I must say, despite her obsession with martial arts and a recent liking for German heavy metal, it is unlikely she would become involved with knifes. Her tough act doesn’t fool me. I saw her watching Gardeners World the other day.
She plays her highest card, dramatically: “None of my friends are going in, and I will have to sit next to that annoying boy who flicks paper balls at me in maths.”
 “None of your friends say they are going in, it’s not the same thing. You are going to school.”
The teen went to school. All her friends went to school. School is at times boring and rubbish. But then so is life. And what were all those Geography lessons for, if not to prepare us for a life time of traffic jams and dentists waiting rooms?

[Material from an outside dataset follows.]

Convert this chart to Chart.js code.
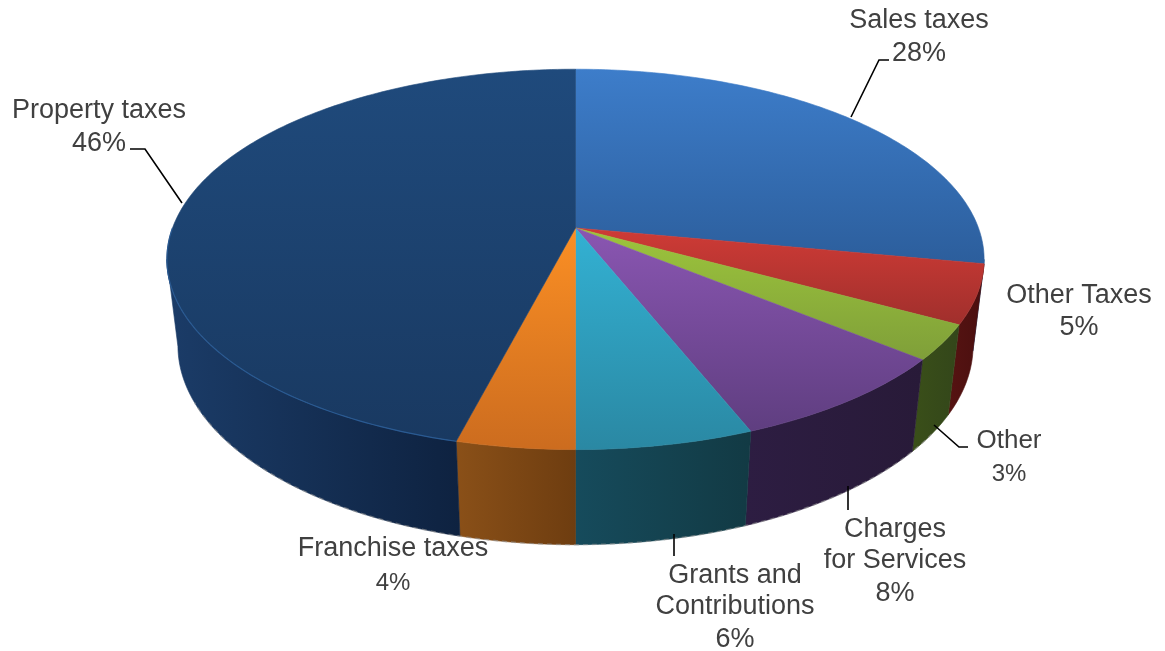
<!DOCTYPE html>
<html>
<head>
<meta charset="utf-8">
<title>Revenue sources</title>
<script src="https://cdn.jsdelivr.net/npm/chart.js@4"></script>
<style>
  html, body { margin: 0; background: #fff; }
  canvas { display: block; }
</style>
</head>
<body>
<canvas id="revenuePie" width="1165" height="651"></canvas>
<script>
// Clockwise from twelve o'clock
const categories = ['Sales taxes', 'Other Taxes', 'Other', 'Charges\nfor Services', 'Grants and\nContributions', 'Franchise taxes', 'Property taxes'];
const shares = [28, 5, 3, 8, 6, 4, 46];

// Face and wall shading per slice
const faceLight = ['#3d7dca', '#cf3b36', '#9dc53c', '#8a56b2', '#33b1d3', '#fb8f24', '#1f4a7c'];
const faceDark = ['#2c5e9c', '#a02f2c', '#7f9f39', '#5f3e80', '#2a88a3', '#cc6c1f', '#193961'];
const wallLeft = ['#24507f', '#561312', '#3a4f19', '#2d1d42', '#164b5c', '#8a5018', '#1b3c68'];
const wallRight = ['#24507f', '#4a0f0f', '#33461a', '#281a38', '#123a44', '#6e3d10', '#0e2240'];

// Label placement: [centre x, first baseline, line step, name font, percent baseline, percent font]
const labelSpots = [
  [919, 28, 0, 27, 61, 27],
  [1079, 303, 0, 27, 335, 27],
  [1009, 448, 0, 26, 481, 24],
  [895, 537, 31, 27, 601, 27],
  [735, 583, 31, 27, 647, 27],
  [393, 556, 0, 27, 590, 24],
  [99, 118, 0, 27, 151, 27]
];

// Leader lines
const leaders = [
  [[851, 117], [879, 60], [889, 60]],
  [[130, 149], [145, 149], [182, 203]],
  [[934, 425], [959, 447], [968, 447]],
  [[848, 486], [848, 510]],
  [[674, 534], [674, 556]]
];

// Perspective camera for the disc: k tilts the plane, m shrinks the lower rim
const cam = { cx: 575.5, cy: 228, B: 403, A: 185, D: 88, k: 0.165, m: 0.027 };

function project(angle, r, z) {
  const u = r * Math.cos(angle);
  const v = r * Math.sin(angle);
  const w = 1 - cam.k * v + cam.m * z;
  return [cam.cx + cam.B * u / w, cam.cy + (cam.A * v + cam.D * z) / w];
}

function arcPoints(start, end, z) {
  const steps = Math.max(2, Math.ceil((end - start) / (Math.PI / 180)));
  const pts = [];
  for (let i = 0; i <= steps; i++) {
    pts.push(project(start + (end - start) * i / steps, 1, z));
  }
  return pts;
}

function tracePath(ctx, pts, close) {
  ctx.beginPath();
  pts.forEach((p, i) => i ? ctx.lineTo(p[0], p[1]) : ctx.moveTo(p[0], p[1]));
  if (close) ctx.closePath();
}

const pie3d = {
  id: 'pie3d',
  beforeDatasetsDraw(chart) {
    const ctx = chart.ctx;
    const arcs = chart.getDatasetMeta(0).data;
    // the wall is visible between the two silhouette tangents of the disc
    const frontStart = Math.asin(cam.k);
    const frontEnd = Math.PI - Math.asin(cam.k);

    arcs.forEach((arc, i) => {
      const start = Math.max(arc.startAngle, frontStart);
      const end = Math.min(arc.endAngle, frontEnd);
      if (end <= start) return;
      const upper = arcPoints(start, end, 0);
      const lower = arcPoints(start, end, 1);
      const pts = upper.concat(lower.reverse());
      const xs = pts.map(p => p[0]);
      const g = ctx.createLinearGradient(Math.min(...xs), 0, Math.max(...xs), 0);
      g.addColorStop(0, wallLeft[i]);
      g.addColorStop(1, wallRight[i]);
      tracePath(ctx, pts, true);
      ctx.fillStyle = g;
      ctx.strokeStyle = g;
      ctx.lineWidth = 0.6;
      ctx.fill();
      ctx.stroke();
    });

    // broken pale line along the bottom edge of the wall
    tracePath(ctx, arcPoints(0.6, 2.7, 1), false);
    ctx.setLineDash([5, 4]);
    ctx.strokeStyle = 'rgba(150, 150, 150, 0.55)';
    ctx.lineWidth = 1.4;
    ctx.stroke();
    ctx.setLineDash([]);

    // top face
    arcs.forEach((arc, i) => {
      const pts = [project(0, 0, 0)].concat(arcPoints(arc.startAngle, arc.endAngle, 0));
      const ys = pts.map(p => p[1]);
      const g = ctx.createLinearGradient(0, Math.min(...ys), 0, Math.max(...ys));
      g.addColorStop(0, faceLight[i]);
      g.addColorStop(1, faceDark[i]);
      tracePath(ctx, pts, true);
      ctx.fillStyle = g;
      ctx.strokeStyle = g;
      ctx.lineWidth = 0.6;
      ctx.fill();
      ctx.stroke();
    });

    // thin bevel along the near edge of the large slice
    const big = arcs[arcs.length - 1];
    tracePath(ctx, arcPoints(big.startAngle, Math.PI, 0), false);
    ctx.strokeStyle = '#2a5a92';
    ctx.lineWidth = 1.2;
    ctx.stroke();

    return false;
  },
  afterDraw(chart) {
    const ctx = chart.ctx;
    ctx.strokeStyle = '#000';
    ctx.lineWidth = 1.6;
    leaders.forEach(line => {
      tracePath(ctx, line, false);
      ctx.stroke();
    });

    ctx.fillStyle = '#404040';
    ctx.textAlign = 'center';
    ctx.textBaseline = 'alphabetic';
    categories.forEach((name, i) => {
      const [x, y, step, nameFont, pctY, pctFont] = labelSpots[i];
      ctx.font = nameFont + 'px "Liberation Sans"';
      name.split('\n').forEach((line, n) => ctx.fillText(line, x, y + n * step));
      ctx.font = pctFont + 'px "Liberation Sans"';
      ctx.fillText(shares[i] + '%', x, pctY);
    });
  }
};

new Chart('revenuePie', {
  type: 'pie',
  data: {
    labels: categories,
    datasets: [{ data: shares, backgroundColor: faceLight, borderWidth: 0 }]
  },
  options: {
    responsive: false,
    animation: false,
    plugins: { legend: { display: false }, tooltip: { enabled: false } }
  },
  plugins: [pie3d]
});
</script>
</body>
</html>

The last week or so has been productive in terms of work. Feeling a bit under the weather has meant I have been using gym/swim time for extra paperwork. I finally published my latest article Understanding Watercolours, and am very pleased with it. I am recommending it to any of my students who are having trouble sleeping. It’s doing the trick nicely apparently zzzzzzz. I have also been madly booking venues and typing up forms and literature for Autumn classes and courses. It may seem crazy to be planning November already, but experience has taught me that you need to plan well in advance to get enough bookings for courses. Teaching is hard work, and it is years of careful planning, and attention to detail that have finally paid off with full classes. Looking back at my decision to start teaching with an ‘easier’ kid’s class now makes me laugh. Kids easy? What was I thinking?

I have also finished a painting of the local ‘railway walk’ which I am pleased with, and may enter it into the forthcoming Sudbury Summer Art Show. This week I went back on an unwritten resolution not to do any art projects for charity/free this year and have agreed to do a workshop in Colchester Castle Museum in October for the yearly ‘Big Draw’. It’s not that there is anything wrong with doing stuff for free, but it was getting out of balance, and I needed to concentrate on my own work during this busy year. But I like the Big Draw, and I love museums, so couldn’t resist. It’s only a day, and they have given me a nice lunch break to go shopping.

Despite my temporary desertion of my internet shop due to lack of time, I did sell a postcard, which just reminds me that I really must get back to it soon.

With the stress of the ever closer house move starting to get to me I decided to start reading again. I read very fast, and find it relaxing. I have just started Jack Dee’s ‘Thanks For Nothing’, his Autobiography. He is my favourite comedian. At the start of the book where people usually thank their agents and families Jack makes it entirely clear his agent is a waste of space, and without the interference of his family, he could frankly have got the job done a whole lot quicker. Classic stuff.